9月3日に日本医師会総合政策研究機構(日医総研)から、いつもの女性が、いつもの様に、薬局に関するレポートを出している。
タイトルは「大手調剤薬局等の2019年度決算とその後の状況(新型コロナウイルス感染症の影響)」である。
内容は単純だが、問題は日本医師会から出されているってことにある。
興味深く拝見させていただいた。
このレポートが何らかの形で2022年度の調剤報酬改定に影響を与えることは間違いない。
ターゲットは大手調剤薬局とドラッグストアにあるようだが、当然のこととして中小薬局も巻き添えを食らうことになる。
これに対する日本薬剤師会に対応策はあるのだろうか。
ちょっと興味を引いたのは、この資料で取り上げている企業の筆頭株主である。
個人もあるが銀行関係も多い。
中でも「マスタートラスト信託銀行」や「日本トラスティ―・サービス信託銀行」などの聞きなれない連合艦隊の銀行が目立つ。
その他にイオンの存在も大きい。
ここから言えることは、当たり前ではあるが薬局は投資の対象だってことである。
そして薬局は医療提供施設ではない。
興味がある人は検索して欲しい。
次に調剤関連事業の割合も気になる。
調剤主体のいわゆる調剤薬局と呼ばれる大手会社の売上比率は90%前後となっている。
ところが中堅会社になる40~70%と意外に低くなる。
もともと違う事業からの参入組ではないかと思う。
さらにドラッグストアになるとスギHDが19.4%で最も高く、次がウエルシアHDの17.9%、ココカラファインが15.9%で、他は10%前後となる。
そのスギHDの調剤売上は1,053億円、ウエルシアHDでは1,555億円となっている。

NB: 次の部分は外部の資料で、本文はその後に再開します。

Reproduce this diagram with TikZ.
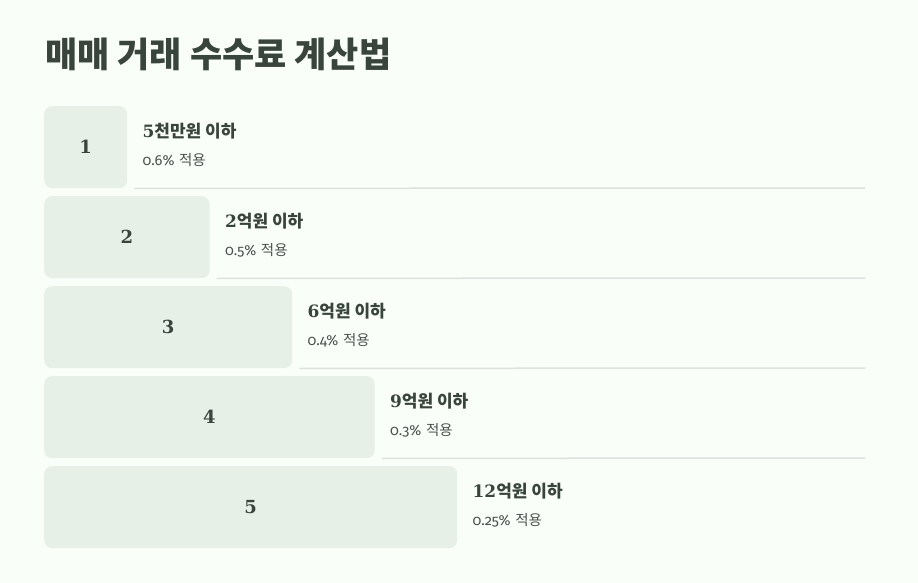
\documentclass[tikz,border=0pt]{standalone}
\usepackage{fontspec}
\setmainfont{DejaVu Serif}
\newfontfamily\krfont{Noto Sans CJK KR}
\newfontfamily\ratefont[Numbers = OldStyle]{Fira Sans}
\definecolor{pagebg}{HTML}{FAFEF9}
\definecolor{boxfill}{HTML}{E7F0E7}
\definecolor{inkdark}{HTML}{39443D}
\definecolor{inksoft}{HTML}{4A504C}
\definecolor{rulegray}{HTML}{DEE2DE}

\tikzset{
  numbox/.style = {fill = boxfill, rounded corners = 8pt, inner sep = 0,
    text = inkdark, font = \fontsize{18}{22}\selectfont\bfseries},
  headtext/.style = {anchor = base west, inner sep = 0, text = inkdark,
    font = \fontsize{17}{20}\selectfont\bfseries},
  ratetext/.style = {anchor = base west, inner sep = 0, text = inksoft,
    font = \fontsize{14.5}{17}\selectfont},
  divider/.style = {draw = rulegray, line width = 1.5pt}
}

\begin{document}
\begin{tikzpicture}[x = 1pt, y = -1pt]
  \fill[pagebg] (0, 0) rectangle (918, 583);
  \useasboundingbox (0, 0) rectangle (918, 583);

  \node[anchor = base west, inner sep = 0, text = inkdark,
  font = \krfont\fontsize{35}{40}\selectfont\bfseries] (title) at (45, 68)
  {매매 거래 수수료 계산법};

  \foreach \i/\num/\unit/\rate in {1/5/천만원/0.6, 2/2/억원/0.5, 3/6/억원/0.4,
    4/9/억원/0.3, 5/12/억원/0.25}{
    \pgfmathsetmacro{\rowY}{106 + 90*(\i - 1)}
    \pgfmathsetmacro{\boxW}{82.5*\i + 0.5}
    \node[numbox, minimum width = \boxW pt, minimum height = 82pt,
    anchor = north west] (box\i) at (44, \rowY) {\i};
    \node[headtext] (amt\i) at ([xshift = 15pt, yshift = 10pt]box\i.east)
    {\num{\krfont\bfseries\unit{} 이하}};
    \node[ratetext] (rate\i) at ([xshift = 15pt, yshift = -18pt]box\i.east)
    {{\ratefont\rate\%} {\krfont 적용}};
  }

  \foreach \i in {1, ..., 4}{
    \pgfmathsetmacro{\rowY}{188 + 90*(\i - 1)}
    \coordinate (end\i) at (865, \rowY);
    \draw[divider] ([xshift = 7pt]box\i.south east) -- (end\i);
  }
\end{tikzpicture}
\end{document}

大手調剤薬局と肩を並べる売上があっても20%にも満たない。
全体の売上比率は低いが薬局業界全体としての存在は大きい。
何か不気味さを感じさせる。
さらに脅威を感じるのは、大手調剤薬局の売上は調剤報酬改定があった年にほぼマイナスに陥っているが、ドラッグストアは報酬改定に関係なく7~15%の幅で伸びている。
単純にM&Aの影響とは言えないものがある。
日医総研では「『門前』『チェーン薬局』をターゲットとした従来の調剤報酬適正化手法が通用しなくなっている」として、従来の報酬改定のやり方ではダメだとしている。
終りの方に大手4社(アイン、日本調剤、クオール、メディカルシステムの合計)の内部留保について書かれている。
この部分は中医協でも資料として採用されている。
2019年度末の内部留保が1,340億円で前年より150億円が増加しているとしている。
要は、儲かり過ぎだと指摘している。
初めにも書いたが、この資料の良いとこ取りが中医協で使われる。
このブログで何度も書いているが薬局業界は3極分化が進んでいる。
成績のいい2極を取り上げての議論では、大幅な引き下げがあってもしかるべきとなる。
その結果、残りの1極が割を食う。
反論できる資料の作成を早急に望む。
これも後出しじゃんけんになるけどね。